### BRIEF
Look through the material below for "diagram". Copy every line that contains it.

### DATA SHOWN
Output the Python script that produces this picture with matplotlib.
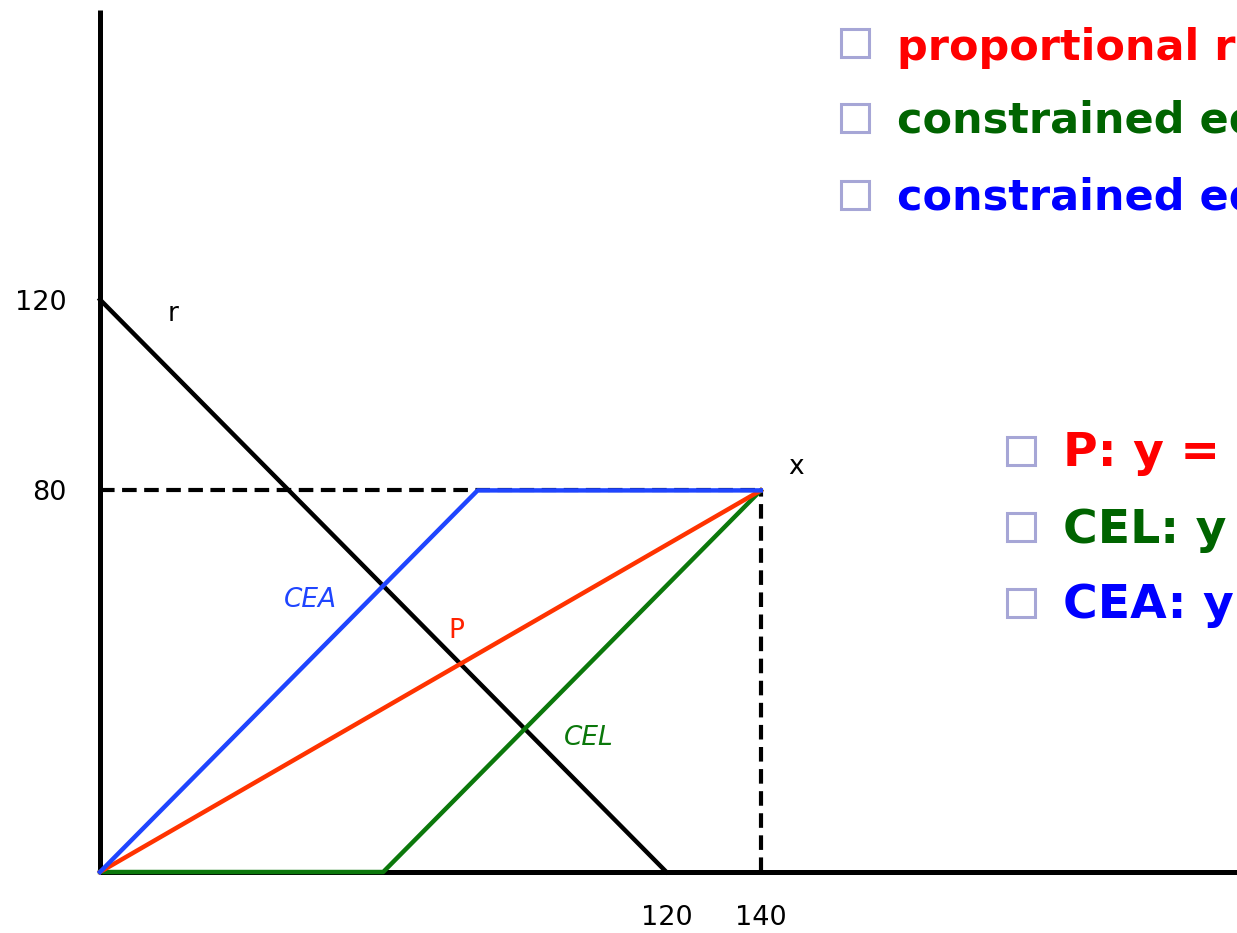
==
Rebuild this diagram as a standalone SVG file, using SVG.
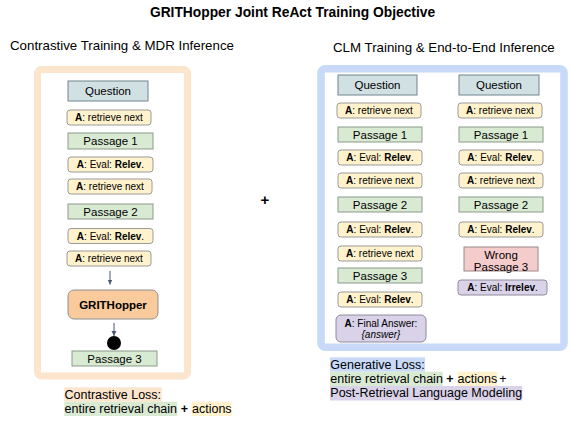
...
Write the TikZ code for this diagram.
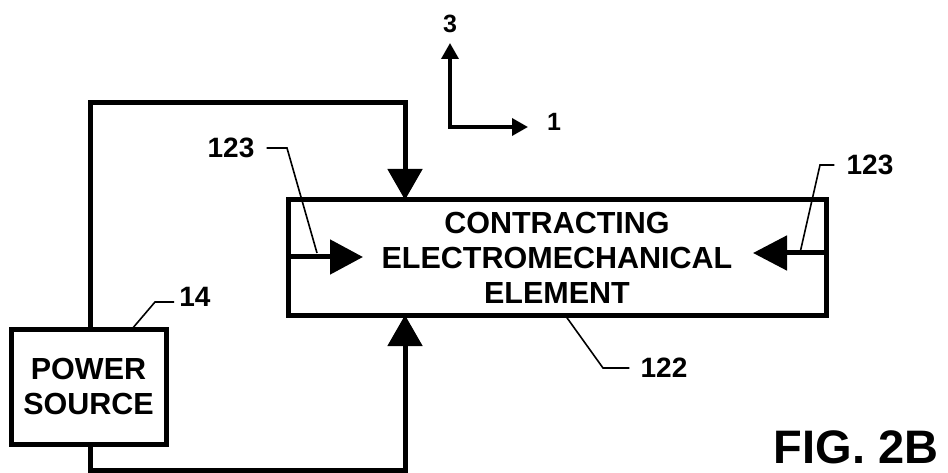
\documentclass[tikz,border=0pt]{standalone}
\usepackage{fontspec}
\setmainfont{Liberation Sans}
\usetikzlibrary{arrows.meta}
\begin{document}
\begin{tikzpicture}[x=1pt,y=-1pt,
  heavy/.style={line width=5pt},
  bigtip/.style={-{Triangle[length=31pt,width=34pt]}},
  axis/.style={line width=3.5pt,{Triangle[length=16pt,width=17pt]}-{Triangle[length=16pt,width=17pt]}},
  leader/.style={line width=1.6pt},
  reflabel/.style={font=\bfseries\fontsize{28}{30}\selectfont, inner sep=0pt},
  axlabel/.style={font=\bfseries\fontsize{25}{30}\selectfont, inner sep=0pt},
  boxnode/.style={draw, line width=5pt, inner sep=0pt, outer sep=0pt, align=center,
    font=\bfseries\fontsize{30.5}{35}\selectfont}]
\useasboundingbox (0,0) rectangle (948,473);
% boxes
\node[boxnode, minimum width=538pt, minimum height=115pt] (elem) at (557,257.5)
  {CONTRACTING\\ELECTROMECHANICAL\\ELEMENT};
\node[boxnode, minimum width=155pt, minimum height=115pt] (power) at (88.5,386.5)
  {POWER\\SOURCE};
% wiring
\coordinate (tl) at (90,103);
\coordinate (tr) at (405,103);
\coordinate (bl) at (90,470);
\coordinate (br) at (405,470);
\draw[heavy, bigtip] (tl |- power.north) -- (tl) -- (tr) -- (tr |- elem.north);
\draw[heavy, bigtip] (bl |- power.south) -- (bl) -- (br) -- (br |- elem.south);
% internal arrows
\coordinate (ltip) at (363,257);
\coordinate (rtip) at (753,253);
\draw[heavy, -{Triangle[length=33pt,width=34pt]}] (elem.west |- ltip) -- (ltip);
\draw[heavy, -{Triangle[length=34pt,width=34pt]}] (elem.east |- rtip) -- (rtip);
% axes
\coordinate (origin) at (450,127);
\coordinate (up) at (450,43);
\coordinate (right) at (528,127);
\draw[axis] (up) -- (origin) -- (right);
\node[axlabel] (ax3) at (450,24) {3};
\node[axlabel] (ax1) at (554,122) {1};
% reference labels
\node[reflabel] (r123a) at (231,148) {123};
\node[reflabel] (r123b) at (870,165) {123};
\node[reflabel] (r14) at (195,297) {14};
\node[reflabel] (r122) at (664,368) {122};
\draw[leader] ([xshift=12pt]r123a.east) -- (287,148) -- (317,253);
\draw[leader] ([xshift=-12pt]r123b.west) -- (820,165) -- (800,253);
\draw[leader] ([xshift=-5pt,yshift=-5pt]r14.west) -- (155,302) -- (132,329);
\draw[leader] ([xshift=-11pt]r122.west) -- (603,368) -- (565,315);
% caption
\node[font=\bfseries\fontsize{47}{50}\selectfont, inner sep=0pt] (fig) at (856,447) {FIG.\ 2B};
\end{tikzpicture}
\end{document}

### EXERCISE SOLUTION
Rebuild this diagram as a standalone SVG file, using SVG.
Write the TikZ code for this diagram.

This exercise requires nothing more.